Inaccurate results for int8 in cublasGemmEx

When using cublasGemmEx with CUDA_R_8I for A and B, and CUDA_R_32I for C, I’m getting results that slightly differ from the actual results. This all sounds pretty exactly like the float bug that was supposedly fixed in 12.3.1: 1. CUDA 12.4 Release Notes — Release Notes 12.4 documentation

“cublasLtMatmul with A and B types equal CUDA_R_8I, scale and C type equal CUDA_R_32I and compute type equals CUBLAS_COMPUTE_32I{,_PEDANTIC} could erroneously perform casting of the result to float data type and then back to integer which result in accuracy loss (for output greater than 2^24). The issue exists since cuBLAS 11.0.”
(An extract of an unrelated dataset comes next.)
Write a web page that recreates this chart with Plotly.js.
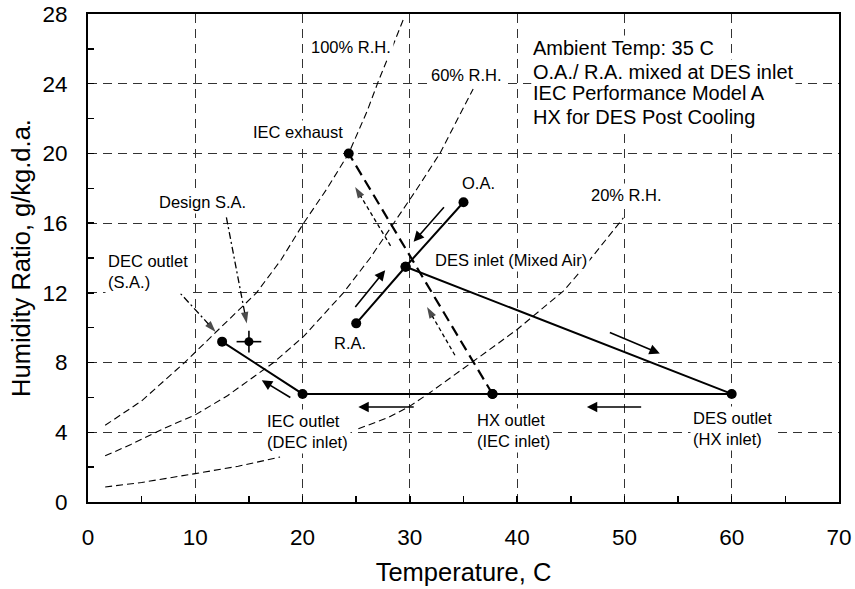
<!DOCTYPE html>
<html>
<head>
<meta charset="utf-8">
<script src="https://cdn.plot.ly/plotly-3.0.1.min.js"></script>
<style>html,body{margin:0;padding:0;background:#fff;}#chart{width:855px;height:589px;}</style>
</head>
<body>
<div id="chart"></div>
<script>
// ---- Data (Temperature C, Humidity ratio g/kg d.a.) ----
// Mixing line: O.A. -> DES inlet -> R.A.
const mixT = [35.0, 29.6, 25.0];
const mixW = [17.2, 13.5, 10.25];
// Process path: DES inlet -> DES outlet -> HX outlet -> IEC outlet -> DEC outlet
const procT = [29.6, 60.0, 37.7, 20.0, 12.5];
const procW = [13.5, 6.2, 6.2, 6.2, 9.2];
// IEC secondary air: HX outlet -> IEC exhaust
const exhT = [37.7, 24.3];
const exhW = [6.2, 20.0];
// Design supply air
const designT = [15.0];
const designW = [9.2];
// Relative humidity curves
const rh100T = [1.6, 5, 9, 12, 15.7, 18, 20.1, 22.3, 24.3, 26, 27.1, 28.3, 29.4];
const rh100W = [4.4, 5.8, 8.0, 9.8, 12.0, 13.9, 16.0, 18.0, 20.0, 22.4, 24.2, 26.0, 27.7];
const rh60T = [1.6, 4, 7, 10, 13, 17.3, 20.1, 23.8, 26.3, 28.5, 30.7, 32.8, 34.5, 35.9];
const rh60W = [2.65, 3.3, 4.2, 5.0, 6.1, 8.0, 9.5, 12.0, 14.0, 16.0, 18.0, 20.0, 22.0, 23.7];
const rh20T = [1.6, 5, 10, 14, 17.9, null, 25.2, 28, 30, 31.7, 33.5, 35.8, 38, 40, 42, 44.3, 46, 47.7, 49.9];
const rh20W = [0.86, 1.12, 1.63, 2.05, 2.58, null, 4.2, 4.85, 5.5, 6.2, 7.0, 8.0, 9.0, 9.9, 10.9, 12.1, 13.3, 14.6, 16.3];
// Flow arrows (tail -> tip)
const arrowTailT = [33.3, 24.8, 48.5, 51.7, 30.5, 19.0, 34.2, 28.2, 12.9, 8.0];
const arrowTailW = [17.0, 11.1, 9.76, 5.45, 5.45, 5.94, 8.42, 14.7, 16.33, 12.38];
const arrowTipT  = [30.35, 27.7, 53.3, 46.5, 25.2, 16.2, 31.6, 24.9, 14.8, 11.9];
const arrowTipW  = [14.93, 13.3, 8.52, 5.45, 5.45, 6.99, 11.19, 18.08, 10.24, 9.76];
const arrowDash  = ['solid','solid','solid','solid','solid','solid','4px,3px','4px,3px','7px,3px,2px,3px','7px,3px,2px,3px'];
// Labels
const labelText = ['100% R.H.', '60% R.H.', '20% R.H.', 'IEC exhaust', 'Design S.A.', 'DEC outlet<br>(S.A.)', 'O.A.', 'DES inlet (Mixed Air)', 'R.A.', 'IEC outlet<br>(DEC inlet)', 'HX outlet<br>(IEC inlet)', 'DES outlet<br>(HX inlet)'];
const labelT = [24.5, 35.3, 50.2, 19.6, 10.7, 1.6, 36.4, 32.1, 24.4, 16.4, 36.0, 56.1];
const labelW = [26.1, 24.5, 17.6, 21.24, 17.22, 13.2, 18.28, 13.88, 9.1, 4.07, 4.12, 4.2];
const labelAnchor = ['center','center','center','center','center','left','center','left','center','left','left','left'];
const noteLines = ['Ambient Temp: 35 C', 'O.A./ R.A. mixed at DES inlet', 'IEC Performance Model A', 'HX for DES Post Cooling'];
const noteT = 41.3;
const noteW = [26.03, 24.68, 23.44, 22.1];

const FONT = 'Liberation Sans, Arial, Helvetica, sans-serif';
const traces = [];
const rhStyle = {color: '#000', width: 1.1, dash: '7px,4px'};
traces.push({x: rh100T, y: rh100W, mode: 'lines', line: rhStyle, hoverinfo: 'skip'});
traces.push({x: rh60T, y: rh60W, mode: 'lines', line: rhStyle, hoverinfo: 'skip'});
traces.push({x: rh20T, y: rh20W, mode: 'lines', line: rhStyle, connectgaps: false, hoverinfo: 'skip'});
traces.push({x: exhT, y: exhW, mode: 'lines+markers', line: {color: '#000', width: 2.2, dash: '11px,6px'}, marker: {size: 10, color: '#000'}});
traces.push({x: mixT, y: mixW, mode: 'lines+markers', line: {color: '#000', width: 2}, marker: {size: 10, color: '#000'}});
traces.push({x: procT, y: procW, mode: 'lines+markers', line: {color: '#000', width: 2}, marker: {size: 10, color: '#000'}});
traces.push({x: designT, y: designW, mode: 'markers', marker: {size: 9, color: '#000'},
  error_x: {type: 'constant', value: 1.15, width: 0, thickness: 1.6, color: '#000'},
  error_y: {type: 'constant', value: 0.62, width: 0, thickness: 1.6, color: '#000'}});

const annotations = [];
for (let i = 0; i < arrowTipT.length; i++) {
  if (arrowDash[i] === 'solid') {
    annotations.push({x: arrowTipT[i], y: arrowTipW[i], ax: arrowTailT[i], ay: arrowTailW[i],
      xref: 'x', yref: 'y', axref: 'x', ayref: 'y', text: '', showarrow: true,
      arrowhead: 2, arrowsize: 1.3, arrowwidth: 1.6, arrowcolor: '#000', standoff: 0});
  } else {
    traces.push({x: [arrowTailT[i], arrowTipT[i]], y: [arrowTailW[i], arrowTipW[i]], mode: 'lines+markers',
      line: {color: '#000', width: 1.3, dash: arrowDash[i]},
      marker: {symbol: 'arrow', angleref: 'previous', size: [0, 12], color: '#000', line: {width: 0}},
      hoverinfo: 'skip'});
  }
}
for (let i = 0; i < labelText.length; i++) {
  annotations.push({x: labelT[i], y: labelW[i], xref: 'x', yref: 'y', text: labelText[i], showarrow: false,
    xanchor: labelAnchor[i], yanchor: 'middle', align: 'left', bgcolor: '#fff', borderpad: 2,
    font: {family: FONT, size: 16.5, color: '#000'}});
}
for (let i = 0; i < noteLines.length; i++) {
  annotations.push({x: noteT, y: noteW[i], xref: 'x', yref: 'y', text: noteLines[i], showarrow: false,
    xanchor: 'left', yanchor: 'middle', align: 'left', bgcolor: '#fff', borderpad: 1,
    font: {family: FONT, size: 20, color: '#000'}});
}

const axisCommon = {
  ticks: 'inside', ticklen: 6, tickwidth: 1.5, tickcolor: '#000',
  showgrid: true, gridcolor: '#333', gridwidth: 1, griddash: '9px,6px',
  showline: true, linecolor: '#000', linewidth: 2, mirror: true, zeroline: false,
  tickfont: {family: FONT, size: 22.5, color: '#000'}
};
const layout = {
  width: 855, height: 589,
  margin: {l: 88, r: 16, t: 14, b: 87},
  paper_bgcolor: '#fff', plot_bgcolor: '#fff',
  showlegend: false,
  font: {family: FONT, color: '#000'},
  xaxis: Object.assign({}, axisCommon, {
    range: [0, 70], tick0: 0, dtick: 10, ticklabelstandoff: 14,
    minor: {dtick: 5, ticks: 'inside', ticklen: 6, tickwidth: 1.5, tickcolor: '#000', showgrid: false},
    title: {text: 'Temperature, C', font: {family: FONT, size: 25.5, color: '#000'}, standoff: 14}
  }),
  yaxis: Object.assign({}, axisCommon, {
    range: [0, 28], tick0: 0, dtick: 4, ticklabelstandoff: 14,
    minor: {dtick: 2, ticks: 'inside', ticklen: 6, tickwidth: 1.5, tickcolor: '#000', showgrid: false},
    title: {text: 'Humidity Ratio, g/kg.d.a.', font: {family: FONT, size: 25.5, color: '#000'}, standoff: 5}
  }),
  annotations: annotations
};
Plotly.newPlot('chart', traces, layout, {staticPlot: true, displayModeBar: false});
</script>
</body>
</html>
However, also when updating to the latest CUDA Version 12.4, I still get the inaccurate results. Interestingly, the bug only seems to occur on Hopper (H100 in my test), neither on A100 nor RTX4090. Here is a little demo. Would be interesting to see if this bug is also reproducible for others or my CUDA version update went wrong.

#include <cublas_v2.h>
#include <cuda_runtime.h>
#include <iostream>
#include <vector>
#include <cstdlib>
#include <ctime>

// Basic CPU impl
void simpleCpuGemm(int m, int n, int k, const int8_t *A, const int8_t *B, int32_t *C)
{
    for (int row = 0; row < m; ++row)
    {
        for (int col = 0; col < n; ++col)
        {
            int32_t sum = 0;
            for (int i = 0; i < k; ++i)
            {
                sum += A[i + row * k] * B[i + col * k];
            }
            C[row + col * m] = sum;
        }
    }
}

int main()
{
    cublasHandle_t handle;
    cublasCreate(&handle);

    int m = 100, n = 32, k = 12800;
    std::srand(std::time(0));

    std::vector<int8_t> h_A(m * k);
    std::vector<int8_t> h_B(k * n);
    std::vector<int32_t> h_C(m * n);
    std::vector<int32_t> h_C_cpu(m * n);

    for (int i = 0; i < m * k; ++i)
    {
        h_A[i] = static_cast<int8_t>(std::rand() % 127);
    }
    for (int i = 0; i < k * n; ++i)
    {
        h_B[i] = static_cast<int8_t>(std::rand() % 127);
    }

    int8_t *A, *B;
    int32_t *C;
    cudaMalloc(&A, m * k * sizeof(int8_t));
    cudaMalloc(&B, k * n * sizeof(int8_t));
    cudaMalloc(&C, m * n * sizeof(int32_t));

    cudaMemcpy(A, h_A.data(), m * k * sizeof(int8_t), cudaMemcpyHostToDevice);
    cudaMemcpy(B, h_B.data(), k * n * sizeof(int8_t), cudaMemcpyHostToDevice);

    const int32_t alpha = 1;
    const int32_t beta = 0;

    // Matmul using cublasGemmEx
    cublasGemmEx(handle, CUBLAS_OP_T, CUBLAS_OP_N,
                 m, n, k,
                 &alpha,
                 A, CUDA_R_8I, k,
                 B, CUDA_R_8I, k,
                 &beta,
                 C, CUDA_R_32I, m,
                 CUBLAS_COMPUTE_32I_PEDANTIC, CUBLAS_GEMM_DEFAULT);

    cudaMemcpy(h_C.data(), C, m * n * sizeof(int32_t), cudaMemcpyDeviceToHost);

    // CPU sanity check
    simpleCpuGemm(m, n, k, h_A.data(), h_B.data(), h_C_cpu.data());

    // Compare the results
    int diffs = 0;
    for (int i = 0; i < m * n; ++i)
    {
        if (h_C_cpu[i] != h_C[i])
        {
            std::cout << h_C_cpu[i] << " " << h_C[i] << " " << i << "\n";
            diffs++;
        }
    }
    std::cout << "The results " << (diffs == 0 ? "MATCH" : "DO NOT MATCH") << ": " << diffs << " out of " << n * m << " values differ\n";

    cudaFree(A);
    cudaFree(B);
    cudaFree(C);
    cublasDestroy(handle);

    return 0;
}

Hi @philzip1 , thanks for the report! I was able to reproduce the issue with 12.4, so it sounds like the release notes were incorrect. The issue is actually fixed in an upcoming release. In the meantime, the release notes have been corrected.

thanks for the reply @kwierschem. But it was not included in the recently published minor release?

Yes, that’s correct. The fix is not included in either 12.4 or 12.4 Update 1, but should be part of a later release.